Images are not part of the copy; write out the rest of the data exactly as given.
::: Raw data :::
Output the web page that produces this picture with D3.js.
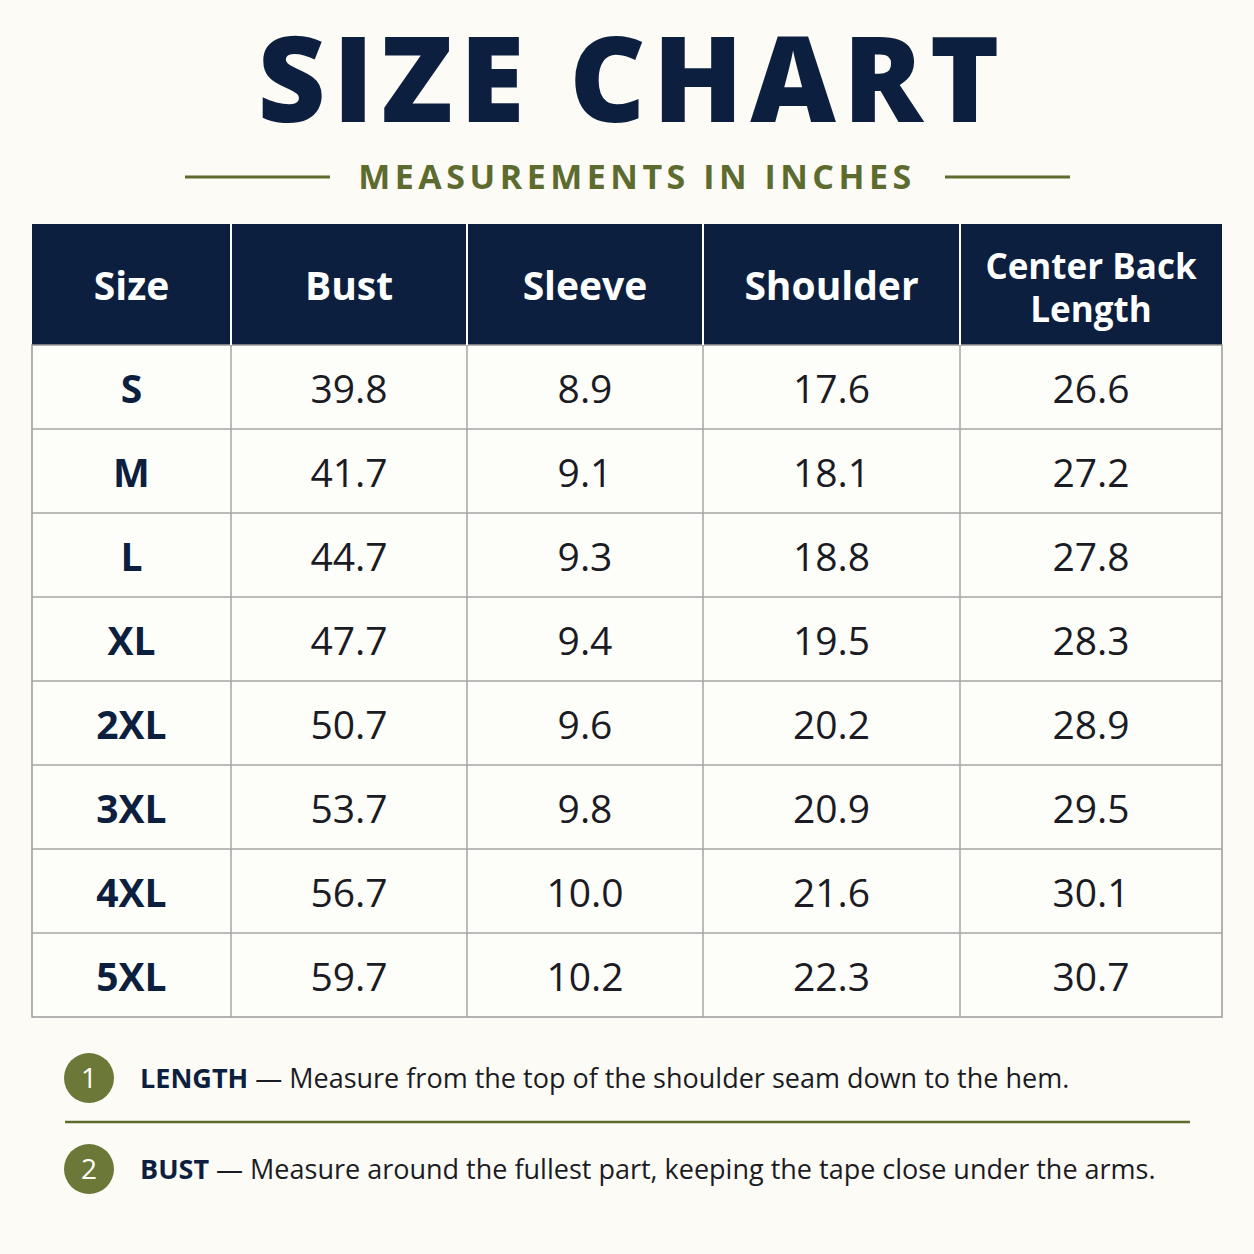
<!DOCTYPE html>
<html><head><meta charset="utf-8">
<script src="https://cdn.jsdelivr.net/npm/d3@7"></script>
<style>body{margin:0;background:#fcfbf6}</style></head>
<body><svg id="c" width="1254" height="1254"></svg>
<script>
const headers = ["Size","Bust","Sleeve","Shoulder","Center Back|Length"];
const sizes = ["S","M","L","XL","2XL","3XL","4XL","5XL"];
const bust = ["39.8","41.7","44.7","47.7","50.7","53.7","56.7","59.7"];
const sleeve = ["8.9","9.1","9.3","9.4","9.6","9.8","10.0","10.2"];
const shoulder = ["17.6","18.1","18.8","19.5","20.2","20.9","21.6","22.3"];
const cbl = ["26.6","27.2","27.8","28.3","28.9","29.5","30.1","30.7"];
const notes = [["1","LENGTH","Measure from the top of the shoulder seam down to the hem."],["2","BUST","Measure around the fullest part, keeping the tape close under the arms."]];

const navy="#0c1f3f", olive="#5d6b2f", font="'Open Sans', 'DejaVu Sans', sans-serif";
const svg=d3.select("#c");
svg.append("rect").attr("width",1254).attr("height",1254).attr("fill","#fcfbf6");
svg.append("text").attr("x",632).attr("y",122).attr("text-anchor","middle").attr("font-family",font)
 .attr("font-weight",800).attr("font-size",118).attr("fill",navy).attr("letter-spacing",7).text("SIZE CHART");
svg.append("text").attr("x",637).attr("y",189).attr("text-anchor","middle").attr("font-family",font)
 .attr("font-weight",700).attr("font-size",34).attr("fill",olive).attr("letter-spacing",4.5).text("MEASUREMENTS IN INCHES");
[[185,330],[945,1070]].forEach(([a,b])=>svg.append("line").attr("x1",a).attr("x2",b).attr("y1",177).attr("y2",177).attr("stroke",olive).attr("stroke-width",3));

const colEdges=[32,231,467,703,960,1222];
const cols=[sizes,bust,sleeve,shoulder,cbl];
const y=d3.scaleBand().domain(sizes).range([345,1017]);
svg.append("rect").attr("x",32).attr("y",224).attr("width",1190).attr("height",121).attr("fill",navy);
svg.append("rect").attr("x",32).attr("y",345).attr("width",1190).attr("height",672).attr("fill","#fdfdfa").attr("stroke","#9a9a9a").attr("stroke-width",1.5);
sizes.forEach((s,i)=>{ if(i>0) svg.append("line").attr("x1",32).attr("x2",1222).attr("y1",y(s)).attr("y2",y(s)).attr("stroke","#a5a5a5").attr("stroke-width",1.5);});
colEdges.slice(1,-1).forEach(x=>{
 svg.append("line").attr("x1",x).attr("x2",x).attr("y1",224).attr("y2",345).attr("stroke","#ffffff").attr("stroke-width",2);
 svg.append("line").attr("x1",x).attr("x2",x).attr("y1",345).attr("y2",1017).attr("stroke","#a5a5a5").attr("stroke-width",1.5);
});
headers.forEach((h,j)=>{
 const cx=(colEdges[j]+colEdges[j+1])/2, parts=h.split("|");
 parts.forEach((p,k)=>svg.append("text").attr("x",cx).attr("y",parts.length>1?279+k*43:300).attr("text-anchor","middle")
  .attr("font-family",font).attr("font-weight",700).attr("font-size",parts.length>1?35:39).attr("fill","#fff").text(p));
});
cols.forEach((col,j)=>{
 const cx=(colEdges[j]+colEdges[j+1])/2;
 col.forEach((v,i)=>svg.append("text").attr("x",cx).attr("y",y(sizes[i])+y.bandwidth()/2+16).attr("text-anchor","middle")
  .attr("font-family",font).attr("font-weight",j==0?700:400).attr("font-size",39).attr("fill",j==0?navy:"#1b1b24").text(v));
});
svg.append("line").attr("x1",65).attr("x2",1190).attr("y1",1122).attr("y2",1122).attr("stroke",olive).attr("stroke-width",2.5);
notes.forEach((n,i)=>{
 const cy=[1078,1169][i];
 svg.append("circle").attr("cx",89).attr("cy",cy).attr("r",25).attr("fill","#6b7838");
 svg.append("text").attr("x",89).attr("y",cy+10).attr("text-anchor","middle").attr("font-family",font).attr("font-size",28).attr("fill","#fff").text(n[0]);
 const t=svg.append("text").attr("x",140).attr("y",cy+10).attr("font-family",font).attr("font-size",27).attr("fill","#1b1b24");
 t.append("tspan").attr("font-weight",700).attr("fill",navy).text(n[1]);
 t.append("tspan").text(" — "+n[2]);
});
</script></body></html>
:::
• **The answer**
Output the web page that produces this picture with D3.js.
<!DOCTYPE html>
<html><head><meta charset="utf-8">
<script src="https://cdn.jsdelivr.net/npm/d3@7"></script>
<style>body{margin:0;background:#fcfbf6}</style></head>
<body><svg id="c" width="1254" height="1254"></svg>
<script>
const headers = ["Size","Bust","Sleeve","Shoulder","Center Back|Length"];
const sizes = ["S","M","L","XL","2XL","3XL","4XL","5XL"];
const bust = ["39.8","41.7","44.7","47.7","50.7","53.7","56.7","59.7"];
const sleeve = ["8.9","9.1","9.3","9.4","9.6","9.8","10.0","10.2"];
const shoulder = ["17.6","18.1","18.8","19.5","20.2","20.9","21.6","22.3"];
const cbl = ["26.6","27.2","27.8","28.3","28.9","29.5","30.1","30.7"];
const notes = [["1","LENGTH","Measure from the top of the shoulder seam down to the hem."],["2","BUST","Measure around the fullest part, keeping the tape close under the arms."]];

const navy="#0c1f3f", olive="#5d6b2f", font="'Open Sans', 'DejaVu Sans', sans-serif";
const svg=d3.select("#c");
svg.append("rect").attr("width",1254).attr("height",1254).attr("fill","#fcfbf6");
svg.append("text").attr("x",632).attr("y",122).attr("text-anchor","middle").attr("font-family",font)
 .attr("font-weight",800).attr("font-size",118).attr("fill",navy).attr("letter-spacing",7).text("SIZE CHART");
svg.append("text").attr("x",637).attr("y",189).attr("text-anchor","middle").attr("font-family",font)
 .attr("font-weight",700).attr("font-size",34).attr("fill",olive).attr("letter-spacing",4.5).text("MEASUREMENTS IN INCHES");
[[185,330],[945,1070]].forEach(([a,b])=>svg.append("line").attr("x1",a).attr("x2",b).attr("y1",177).attr("y2",177).attr("stroke",olive).attr("stroke-width",3));

const colEdges=[32,231,467,703,960,1222];
const cols=[sizes,bust,sleeve,shoulder,cbl];
const y=d3.scaleBand().domain(sizes).range([345,1017]);
svg.append("rect").attr("x",32).attr("y",224).attr("width",1190).attr("height",121).attr("fill",navy);
svg.append("rect").attr("x",32).attr("y",345).attr("width",1190).attr("height",672).attr("fill","#fdfdfa").attr("stroke","#9a9a9a").attr("stroke-width",1.5);
sizes.forEach((s,i)=>{ if(i>0) svg.append("line").attr("x1",32).attr("x2",1222).attr("y1",y(s)).attr("y2",y(s)).attr("stroke","#a5a5a5").attr("stroke-width",1.5);});
colEdges.slice(1,-1).forEach(x=>{
 svg.append("line").attr("x1",x).attr("x2",x).attr("y1",224).attr("y2",345).attr("stroke","#ffffff").attr("stroke-width",2);
 svg.append("line").attr("x1",x).attr("x2",x).attr("y1",345).attr("y2",1017).attr("stroke","#a5a5a5").attr("stroke-width",1.5);
});
headers.forEach((h,j)=>{
 const cx=(colEdges[j]+colEdges[j+1])/2, parts=h.split("|");
 parts.forEach((p,k)=>svg.append("text").attr("x",cx).attr("y",parts.length>1?279+k*43:300).attr("text-anchor","middle")
  .attr("font-family",font).attr("font-weight",700).attr("font-size",parts.length>1?35:39).attr("fill","#fff").text(p));
});
cols.forEach((col,j)=>{
 const cx=(colEdges[j]+colEdges[j+1])/2;
 col.forEach((v,i)=>svg.append("text").attr("x",cx).attr("y",y(sizes[i])+y.bandwidth()/2+16).attr("text-anchor","middle")
  .attr("font-family",font).attr("font-weight",j==0?700:400).attr("font-size",39).attr("fill",j==0?navy:"#1b1b24").text(v));
});
svg.append("line").attr("x1",65).attr("x2",1190).attr("y1",1122).attr("y2",1122).attr("stroke",olive).attr("stroke-width",2.5);
notes.forEach((n,i)=>{
 const cy=[1078,1169][i];
 svg.append("circle").attr("cx",89).attr("cy",cy).attr("r",25).attr("fill","#6b7838");
 svg.append("text").attr("x",89).attr("y",cy+10).attr("text-anchor","middle").attr("font-family",font).attr("font-size",28).attr("fill","#fff").text(n[0]);
 const t=svg.append("text").attr("x",140).attr("y",cy+10).attr("font-family",font).attr("font-size",27).attr("fill","#1b1b24");
 t.append("tspan").attr("font-weight",700).attr("fill",navy).text(n[1]);
 t.append("tspan").text(" — "+n[2]);
});
</script></body></html>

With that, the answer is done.